$P(a,b)$ means put $x=a,y=b$ define $f(0)=c$ $P(0,0) \Rightarrow 2f(c)=c $ , $P(0,f(c)) \Rightarrow f(c)=0 \Rightarrow c=0$ (because $c-f(c)=f(c)$) $P(x,0) \Rightarrow f(f(x))=0 \Rightarrow f(f(x)-y)=f(y)$ now put $x=0$ so $f(y)=f(-y)$ so $f(y-f(x))=f(y)$ and then if $\exists a \mid f(a) \neq 0$ then $f$ is periodic!!

And all such functions can be described. Either $f \equiv 0$, or there exists some positive integer $t> 1$ such that $f(0)=0$, $f(t)=0$, $f(k) = n_kt$ for $1\leq k \leq t-1$ and some integer $n_k$'s, and $f$ is periodic of period $t$.

let $y=0$,$f(f(x))=\frac{f(0)}{2}$ let $f(0)=c,x=c,y=0$then $f(\frac{c}{2})=\frac{c}{2}$ let $x=y=\frac{c}{2}$ then$f(0)=f(\frac{c}{2})-f(f(\frac{c}{2}))=0$ hence $f(f(x))=0$ and we get $f(f(x)-y)=f(y)$ let $x=0$,then$f(-y)=f(y)$ f is odd let us suppose there exists $c\ne 0,f(x)=c$ then $f(y)=f(c-y)=f(y-c)$ hence f is a periodic function with period c,proved.

$P(x,y)=f(f(x-y)=f(y)-f(f(x))$. Now put $x=y=0$ $P(0,0):2f(f(0))=f(0)-f(f(0))$ assume that $f(0)=a$ this implies that $2f(a)=a$. clearly $f(a)=0$ Now use it and prove that this function is periodic.

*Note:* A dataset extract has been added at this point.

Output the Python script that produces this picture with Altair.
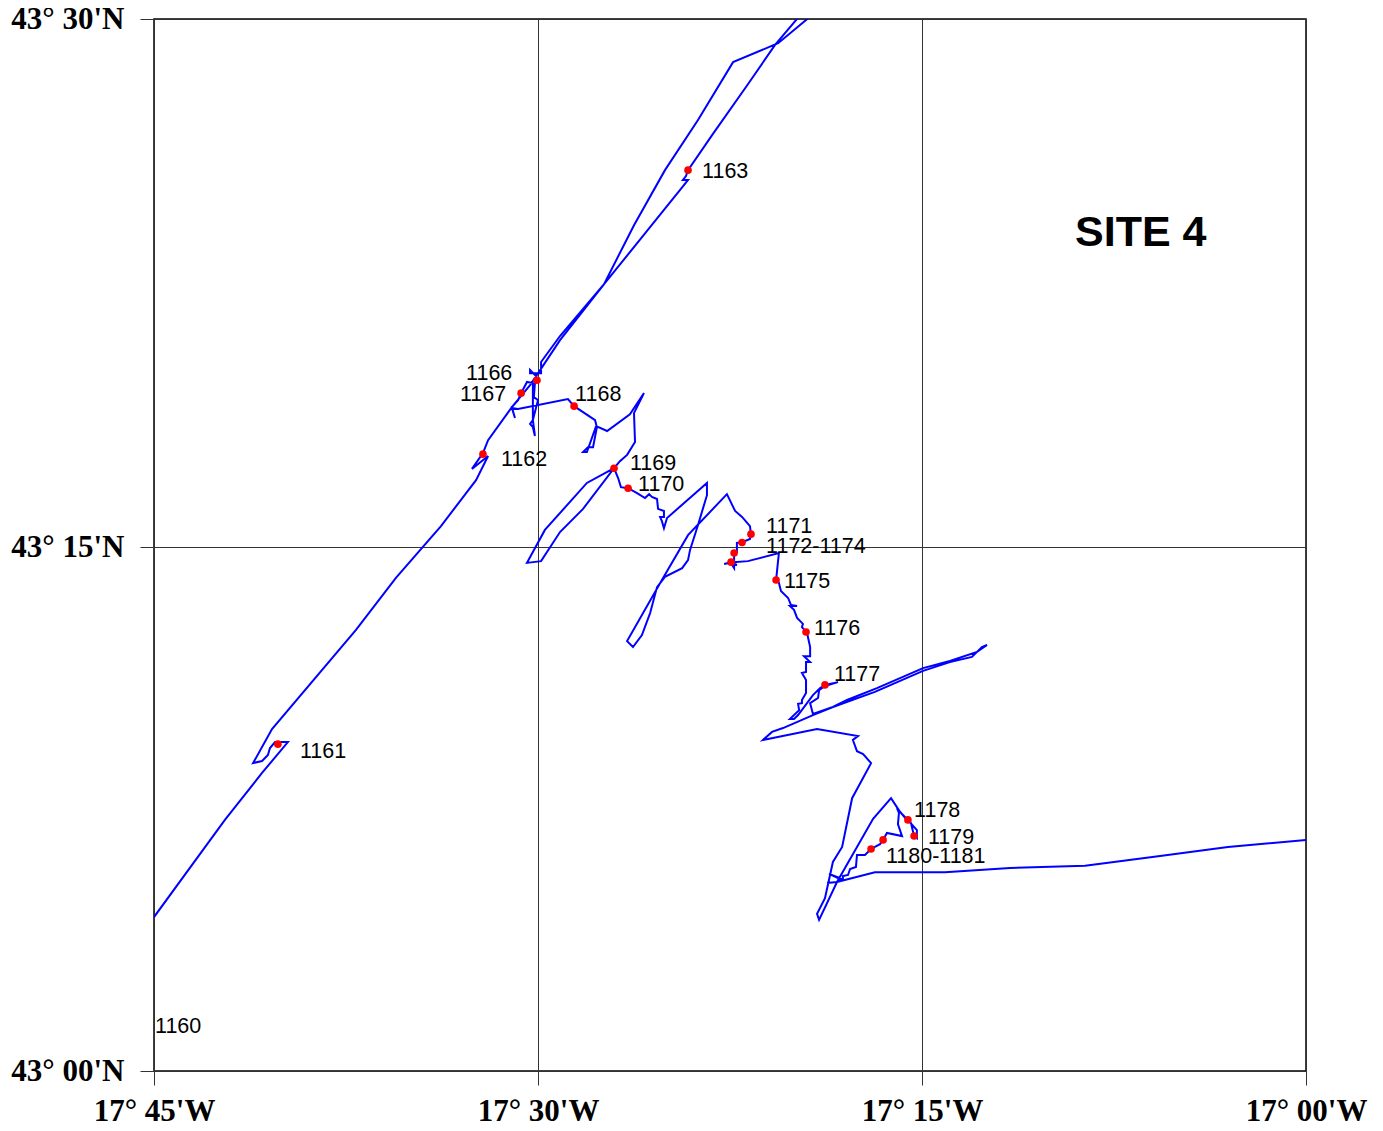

$P(x,f(x))\Rightarrow f(0)=0$ $P(x,0)\Rightarrow f(f(x))=0$ $P(0,x)\Rightarrow f(x)=f(-x)$ $P(x,y)\Rightarrow f(y-f(x))=f(y)$ So either $f(x)=0$, which is bounded, or $f$ is periodic, meaning it is also bounded.